DIVIDING THE GROUP – Sometimes on a ride it is necessary for the group to split up, with one or more riders leaving the main group. This could be for any number of reasons. For example, the group may be too large for the conditions, riders may need to return to camp early or some riders may want to go on a shorter, longer, slower or faster ride than the main group is planning to do. When riders want or need to separate from the main group, they should communicate this with the rest of the group that is behind them and the Sweep rider before departing. No one should leave a group ride without discussing this with the Sweep rider.
MAIN ROAD RULE – On any trail ride you will pass a large number of trail options. Everyone is spared from having to regroup at all intersections by always staying on the trail that maintains the immediate direction of travel and trail size. For example: if you are on a small single track trail and it crosses a fire road, cross the fire road and continue on the single track. If you are uncertain which trail at an intersection is the MAIN ROAD, then stay put for the next rider or sweep rider before making a decision.
RELAYING (Trail Tag) – When the Ride Leader does turn off on a side trail, each rider must wait their turn at the trail change for the next rider. The waiting rider is the TAGGED RIDER and is free to continue on ONLY when the next rider signals that he sees both him and the new trail. The rider that has just arrived, and signaled, now waits at the turn as the TAGGED RIDER until the next rider signals him. This continues on through the group until the last rider or sweep arrives. This procedure will allow everyone to continue at their own pace and keep the group spread out and as dust free as possible.
If you need a break for repairs, bladder relief, injury, or rest, raise your hand in the STOP (hand raised, palm forward) position to the tagged rider that is waiting for you at the next intersection. He, in turn, should wait for you and find out what the reason for stopping is. At that point, you jointly decide if the tagged rider should wait with you or proceed ahead to the next intersection so that he can signal the next tagged rider and inform him of the problem. If you are not able to signal the tagged rider about your need to stop and he continues on, you should follow our rules and wait at that intersection.
LOST RIDER (Stay put!!) – If you are the tagged rider and the next rider does not make it, just stay put. Either the Sweep, or another rider behind you in the group, will catch up with you to let you know what has happened or someone ahead of you will return to help. If you try to go forward to tell the group, and the next rider comes by while you are gone, they will miss the turn.
YOU ARE LOST (Go Back) – If you feel that you have become separated from the group because you missed the tagged rider or broke the main road rule, you have to help us find you.

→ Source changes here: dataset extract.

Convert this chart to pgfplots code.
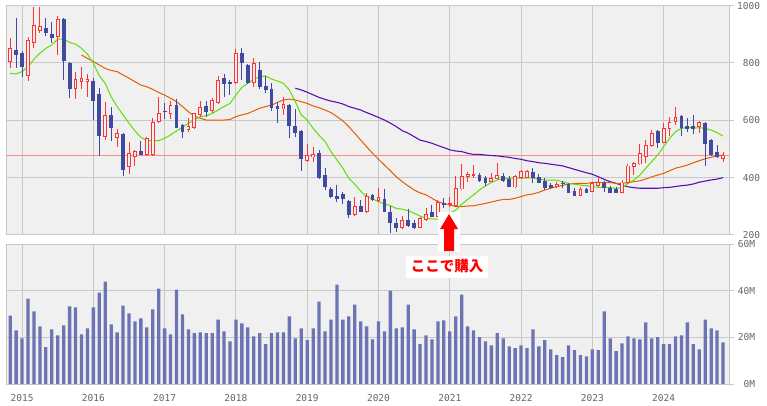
\documentclass[border=0pt]{standalone}
\usepackage{pgfplots}
\pgfplotsset{compat=1.18}
\usepackage{pgfplotstable}
\usepackage{fontspec}
\setmainfont{Liberation Sans}
\newfontfamily\lblfont{DejaVu Sans Mono}
\newfontfamily\cjk{Noto Sans CJK JP}
\definecolor{bg}{HTML}{F0F0F0}
\definecolor{gridc}{HTML}{C8C8C8}
\definecolor{upc}{HTML}{FF3333}
\definecolor{dnc}{HTML}{3F4AA0}
\definecolor{volc}{HTML}{6C74B3}
\definecolor{maA}{HTML}{5CE000}
\definecolor{maB}{HTML}{E65C00}
\definecolor{maC}{HTML}{5A10B0}
\definecolor{hline}{HTML}{FF8A8A}
\definecolor{lbl}{HTML}{666666}

\pgfplotstableread{
n o h l c
1 805 886 781 851
4 755 890 738 880
5 871 994 851 933
6 913 994 906 929
9 892 964 828 952
12 708 770 674 743
13 735 785 709 747
14 735 762 683 743
17 543 663 531 619
19 540 569 508 555
21 436 523 412 485
22 473 497 442 493
24 479 543 477 537
25 479 607 477 593
26 594 683 590 624
28 621 667 605 653
31 566 607 560 581
32 572 627 570 624
33 619 667 610 645
35 633 677 624 671
36 662 755 657 741
39 731 848 727 834
42 729 816 715 799
47 638 683 619 656
51 458 517 456 479
52 471 508 456 483
59 270 331 267 301
61 279 345 276 337
63 320 363 316 331
67 226 267 220 252
70 226 264 223 258
71 252 293 249 272
73 264 322 262 316
75 307 334 297 310
76 301 405 299 363
77 359 447 357 406
78 404 421 386 413
79 408 444 398 412
82 386 415 384 400
83 395 450 394 409
86 366 410 365 406
87 398 427 395 423
88 400 427 398 424
93 369 386 363 379
97 337 369 337 359
99 351 386 351 380
100 372 398 369 386
104 348 392 345 383
105 380 447 377 442
106 436 456 409 452
107 446 517 444 485
108 473 531 452 514
109 512 566 508 555
111 522 590 520 572
112 569 613 547 595
113 595 648 584 610
117 576 599 557 593
121 464 491 453 477
}\upC

\pgfplotstableread{
n o h l c
2 845 956 781 828
3 836 843 752 787
7 921 956 895 903
8 901 944 871 888
10 953 956 741 808
11 799 802 679 708
15 737 747 601 669
16 691 712 477 545
18 619 645 528 574
20 552 555 407 427
23 493 528 479 479
27 633 659 605 630
29 653 674 574 574
30 584 587 540 560
34 650 667 613 630
37 747 762 683 726
38 735 741 688 726
40 836 853 741 799
41 793 797 727 731
43 776 802 708 715
44 720 755 697 706
45 709 729 634 642
46 650 665 592 640
48 653 656 537 581
49 580 640 543 555
50 563 566 424 465
53 485 497 395 398
54 409 433 357 366
55 360 369 328 331
56 336 374 316 326
57 343 349 308 326
58 320 322 258 270
60 301 322 279 281
62 340 342 319 322
64 324 359 279 281
65 279 301 206 243
66 241 258 212 226
68 252 291 229 233
69 241 252 220 223
72 281 305 262 264
74 311 330 293 307
80 409 417 386 388
81 400 406 371 383
84 406 417 386 388
85 394 406 366 369
89 421 433 383 400
90 403 413 383 383
91 390 398 357 365
92 375 383 363 365
94 383 388 363 378
95 377 383 348 348
96 353 363 337 337
98 360 365 348 348
101 380 388 351 365
102 365 372 345 348
103 359 366 345 348
110 563 566 502 520
114 616 619 545 574
115 580 607 560 569
116 580 619 551 569
118 590 593 442 516
119 531 535 476 479
120 488 514 467 473
}\dnC

\pgfplotstableread{
n v
1 764
2 762
3 770
4 787
5 813
6 834
7 851
8 863
9 883
10 883
11 872
12 866
13 851
14 831
15 799
16 755
17 729
18 682
19 648
20 619
21 590
22 563
23 541
24 529
25 529
26 529
27 537
28 549
29 563
30 576
31 590
32 601
33 613
34 616
35 624
36 636
37 648
38 659
39 688
40 715
41 729
42 744
43 752
44 755
45 744
46 737
47 729
48 706
49 665
50 619
51 601
52 572
53 548
54 526
55 491
56 462
57 433
58 398
59 377
60 353
61 334
62 326
63 316
64 308
65 302
66 293
67 290
68 285
69 276
70 266
71 258
72 256
73 255
74 264
75 276
76 287
77 307
78 324
79 340
80 357
81 371
82 383
83 392
84 397
85 398
86 398
87 398
88 399
89 399
90 395
91 392
92 391
93 391
94 386
95 380
96 377
97 374
98 372
99 369
100 366
101 366
102 365
103 363
104 365
105 380
106 392
107 409
108 433
109 456
110 479
111 508
112 537
113 560
114 572
115 575
116 574
117 574
118 572
119 566
120 557
121 545
}\maA

\pgfplotstableread{
n v
13 828
14 816
15 805
16 793
17 781
18 774
19 770
20 758
21 747
22 735
23 723
24 717
25 708
26 697
27 688
28 677
29 665
30 648
31 630
32 615
33 607
34 601
35 601
36 601
37 601
38 603
39 613
40 619
41 624
42 633
43 642
44 648
45 653
46 663
47 671
48 674
49 671
50 665
51 659
52 650
53 644
54 636
55 627
56 613
57 598
58 578
59 555
60 531
61 508
62 485
63 464
64 444
65 424
66 403
67 386
68 371
69 357
70 347
71 340
72 328
73 316
74 310
75 305
76 299
77 299
78 301
79 302
80 306
81 310
82 315
83 320
84 324
85 324
86 328
87 334
88 340
89 343
90 349
91 357
92 363
93 369
94 373
95 378
96 380
97 380
98 380
99 383
100 384
101 383
102 383
103 380
104 380
105 383
106 386
107 389
108 395
109 403
110 409
111 415
112 424
113 433
114 438
115 444
116 452
117 459
118 466
119 471
120 476
121 479
}\maB

\pgfplotstableread{
n v
49 712
50 706
51 698
52 689
53 680
54 673
55 667
56 663
57 657
58 648
59 642
60 636
61 627
62 619
63 610
64 601
65 590
66 578
67 564
68 555
69 543
70 531
71 526
72 520
73 512
74 505
75 497
76 493
77 491
78 485
79 481
80 481
81 479
82 477
83 476
84 473
85 471
86 467
87 464
88 459
89 456
90 452
91 450
92 447
93 444
94 441
95 435
96 429
97 423
98 417
99 412
100 403
101 394
102 386
103 380
104 374
105 368
106 365
107 363
108 363
109 363
110 363
111 365
112 366
113 369
114 372
115 374
116 378
117 384
118 388
119 392
120 395
121 400
}\maC

\pgfplotstableread{
n v
1 29.4
2 23.0
3 19.6
4 36.7
5 31.2
6 24.8
7 15.8
8 23.5
9 20.9
10 25.2
11 33.3
12 32.9
13 21.3
14 23.9
15 32.9
16 39.3
17 44.0
18 25.6
19 22.2
20 33.7
21 30.3
22 26.9
23 28.2
24 24.3
25 32.0
26 41.0
27 23.9
28 21.3
29 40.5
30 29.9
31 23.5
32 21.8
33 22.2
34 21.8
35 21.8
36 27.7
37 22.6
38 18.3
39 27.7
40 26.0
41 24.3
42 20.5
43 21.8
44 17.1
45 21.8
46 22.2
47 22.2
48 29.0
49 19.6
50 23.9
51 18.8
52 23.9
53 35.4
54 22.6
55 27.7
56 42.7
57 27.7
58 29.0
59 34.1
60 26.9
61 24.8
62 19.2
63 26.9
64 22.6
65 40.1
66 23.9
67 24.3
68 34.1
69 23.5
70 17.1
71 20.9
72 19.2
73 26.9
74 27.3
75 22.6
76 29.0
77 38.4
78 24.8
79 23.0
80 20.1
81 18.3
82 16.6
83 21.8
84 19.6
85 16.2
86 15.4
87 16.6
88 15.4
89 23.5
90 16.2
91 18.8
92 14.9
93 12.4
94 11.5
95 16.6
96 14.5
97 12.4
98 11.9
99 14.9
100 14.5
101 31.2
102 19.6
103 14.1
104 17.5
105 20.5
106 19.6
107 19.2
108 26.5
109 19.6
110 20.1
111 17.1
112 17.1
113 20.5
114 20.9
115 26.5
116 17.1
117 14.9
118 27.7
119 23.9
120 23.0
121 17.9
}\vol

\pgfplotsset{
  chartbase/.style={
    scale only axis, width=722.9pt,
    xmin=0.343, xmax=122.04,
    axis background/.style={fill=bg},
    axis line style={draw=gridc, line width=1pt},
    xtick={3,15,...,111},
    ytick pos=right, yticklabel pos=right,
    tick align=outside, major tick length=5pt,
    xtick style={draw=none},
    ytick style={draw=gridc, line width=1pt},
    yticklabel style={font=\lblfont\fontsize{9.5}{11}\selectfont, text=lbl, anchor=east, inner sep=0pt},
    xticklabel style={font=\lblfont\fontsize{9.5}{11}\selectfont, text=lbl, anchor=north, inner sep=0pt},
    grid=major, grid style={draw=gridc, line width=1pt},
    /pgf/number format/assume math mode=true,
    /pgf/number format/1000 sep={},
  },
  wick/.style={draw=none, no markers, forget plot,
    error bars/.cd, y dir=plus, y explicit, error mark=none,
    error bar style={draw=#1, line width=1pt, solid}},
  body/.style 2 args={draw=none, no markers, forget plot,
    error bars/.cd, y dir=both, y explicit, error mark=none,
    error bar style={draw=#1, line width=#2, solid}},
}

\begin{document}
\begin{tikzpicture}
\useasboundingbox (0pt,0pt) rectangle (767pt,-405pt);
\fill[white] (0pt,0pt) rectangle (767pt,-405pt);

\begin{axis}[chartbase,
  at={(6.3pt,-5.67pt)}, anchor=north west, height=229.3pt,
  ymin=200, ymax=1000, ytick={200,400,...,1000},
  xticklabels={},
  yticklabel style={xshift=26pt},
]
\addplot[hline, line width=1pt, forget plot] coordinates {(0.343,478) (122.04,478)};
\addplot[maC, line width=1.1pt, forget plot] table[x=n, y=v] \maC;
\addplot[maB, line width=1pt, forget plot] table[x=n, y=v] \maB;
\addplot[maA, line width=1pt, forget plot] table[x=n, y=v] \maA;
% wicks
\addplot[wick=dnc] table[x=n, y=l, y error expr={\thisrow{h}-\thisrow{l}}] \dnC;
\addplot[wick=upc] table[x=n, y=l, y error expr={\thisrow{h}-\thisrow{l}}] \upC;
% bodies
\addplot[body={dnc}{3.8pt}] table[x=n, y expr={(\thisrow{o}+\thisrow{c})/2}, y error expr={max(abs(\thisrow{c}-\thisrow{o})/2,1.5)}] \dnC;
\addplot[body={upc}{3.8pt}] table[x=n, y expr={(\thisrow{o}+\thisrow{c})/2}, y error expr={max(abs(\thisrow{c}-\thisrow{o})/2,1.5)}] \upC;
\addplot[body={bg}{1.9pt}] table[x=n, y expr={(\thisrow{o}+\thisrow{c})/2}, y error expr={max(abs(\thisrow{c}-\thisrow{o})/2-3.1,0)}] \upC;
\end{axis}

\begin{axis}[chartbase,
  at={(6.3pt,-244.3pt)}, anchor=north west, height=139.7pt,
  ymin=0, ymax=60, ytick={0,20,40,60},
  yticklabels={0M,20M,40M,60M},
  xticklabels={2015,2016,2017,2018,2019,2020,2021,2022,2023,2024},
  yticklabel style={xshift=21pt},
  xticklabel style={yshift=-5pt},
]
\addplot[ybar, bar width=3.3pt, fill=volc, draw=none] table[x=n, y=v] \vol;
\end{axis}

% annotation
\fill[white] (437.5pt,-212pt) rectangle (460pt,-252pt);
\fill[red] (449pt,-214pt) -- (458pt,-229pt) -- (454pt,-229pt) -- (454pt,-251pt)
  -- (444pt,-251pt) -- (444pt,-229pt) -- (440pt,-229pt) -- cycle;
\node[fill=white, text=red, inner sep=0pt, minimum width=82pt, minimum height=22pt,
  font=\cjk\bfseries\fontsize{14.5}{16}\selectfont] at (447pt,-266.5pt) {ここで購入};
\end{tikzpicture}
\end{document}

If you think you missed a tagged rider (they didn’t wait for you) go back to the last tagged turn you were seen at. If you think you got off the main road, go back to the last tagged turn you were seen at. In both cases, once the group figures out we are missing someone, we will send someone back along the route to find them. Therefore, you must stay on the route. If you are searching any trails other than the route, there is a good chance you will be missed by the searchers. (Hope you brought matches and a space blanket.)
ONCOMING RIDERS – Always be aware of how many riders in your group are behind you. If you meet an oncoming rider, indicate to him how many riders are behind you by raising a hand with the correct number of fingers extended. If you are the last rider (Sweep), raise a closed fist. If he shows you that there are riders behind him, you have to decide where to pull over and let them by or to proceed cautiously.
REGROUPING – The Ride Leader should occasionally stop and wait for the entire group to collect. He can then judge the mechanical and physical needs of the riders behind him. We should not be stopping so often that it detracts from the ride but we do want to let riders catch their wind, change riding sequence, or make needed repairs if they have to.
HORSES, HIKERS, AND BICYCISTS – We will occasionally come across other users of the trails. We should make every effort to leave a positive impression of our club and motorcyclists in general. There is nothing wrong with showing the courtesy of pulling to the side and shutting off our engines until they pass. If we are passing them, make it as quiet and dust free as possible.LEAVE NO RIDER BEHIND – At a grouping, the Ride Leader should check with each rider before starting down the trail. Each rider should signal in return that they are ready to go. We don’t want to be 5 miles down the trail wondering where Mike is and he is lost, wondering which way we went. Just waiting the extra moments to confirm that everyone is ready to go is a lot better than spending the afternoon looking for a separated rider.